Talent to trade: jewellery designer Tracy Gray

Tracy Gray had a talent which she turned into a business after receiving admiring comments from friends.  Here, she tells Workingmums.co.uk how she set up her own company in her kitchen and is now employing others.

Redundancy
Tracy Gray was surprised and shocked when she was made redundant from her job as a customer services manager.  ”I had worked there for 12 years and I’d just returned for three months after my first daughter had been born,” says Tracy.  ”I wasn’t too worried because my priority was my child – she was about nine months old at the time – and I enjoyed being a stay-at-home mum.  But I knew income would be an issue and I knew the time would come when I would have to do something.”

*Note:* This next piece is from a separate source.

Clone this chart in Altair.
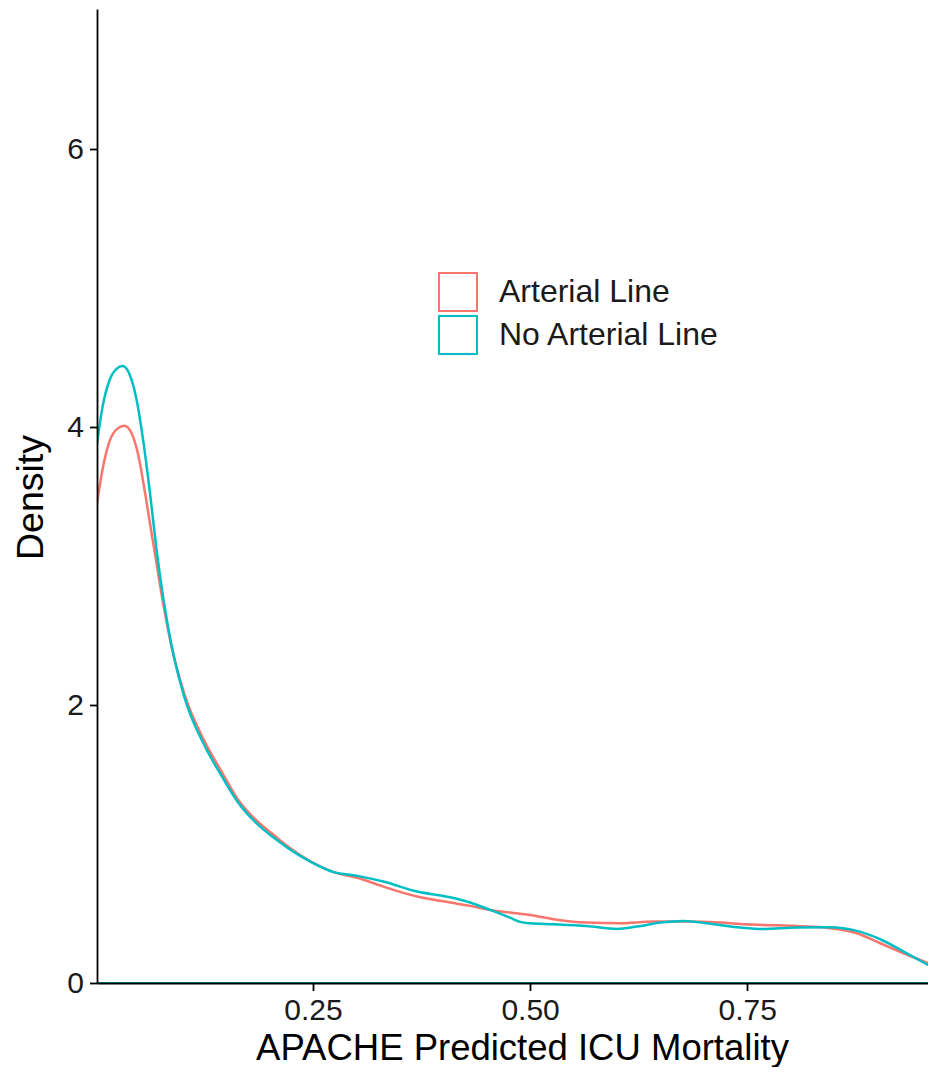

Turning a talent into a career
As a little girl, Tracy, now 40, had always had a passion for beads and bangles.  She carried on her love of jewellery when she became an adult.  But she wasn’t content to buy it and wear it – she designed it too.  One day on the school run she wore a necklace she’d made herself with children’s finger prints as the design.  Several of her friends complimented her and asked if she could make something similar for them.  The demand was cemented when she set up a stall at a Christmas fayre and received 50 orders.  ”I knew then it could be more of a business than a hobby,” says Tracy.   ”I hadn’t wanted to return to work, but instead had thought about what I could do for myself, a business I could run around the family.”
So Button and Bean was launched,www.buttonandbean.co.uk.  Tracy named her fledgling business after the nicknames she’d given to her two daughters before they were born.  Caitlin is now eight, and Madeleine is five.

Launch
Tracy set up the business in 2007.  At first she ran the company from the kitchen table, but she has expanded considerably – in January this year she began to rent a studio in Thames Ditton.  She works at the studio Monday to Friday from 9am to 3pm.  She and another member of staff work on the creative side, while two others take responsibility for sales and admin.  Tracy has plans to expand even more and has just brought out a children’s range of incorporating hand, foot and paw prints jewellery.
”Working from home was good in the sense that I was always there, but I was forever clearing away the equipment from the table to get ready for tea,” she said.  ”It tended to take over.  Having a studio now means I can make my work-life balance better – I can separate the two.   However, I do work a couple of hours in the evening too, often doing admin.”
Tracy benefited from having her jewellery featured on boutique website Notonthehighstreet.  Sales went up rapidly and Tracy often finds herself running her business from her BlackBerry Torch.  ”I can respond to customers  instantly,” she said.  ”It’s a great way to work.”
Tracy cites her experience of customer service as pivotal to her own business.  ”One of the biggest transferable skills I had was the ability to deal with customers,” she says.  ”Communication is key.  I always respond to people immediately.”

Family support
Tracy’s husband Mark, a systems architect, has been very supportive of Tracy’s venture into the business world.  ”He has helped me enormously – I couldn’t have done this without his support,” she says.  ”I do the cooking for the children during the meal, but he does all our meals, and he cooks all our meals at the weekend.  On a Sunday he does the food shop – I haven’t done a food shop for two years.”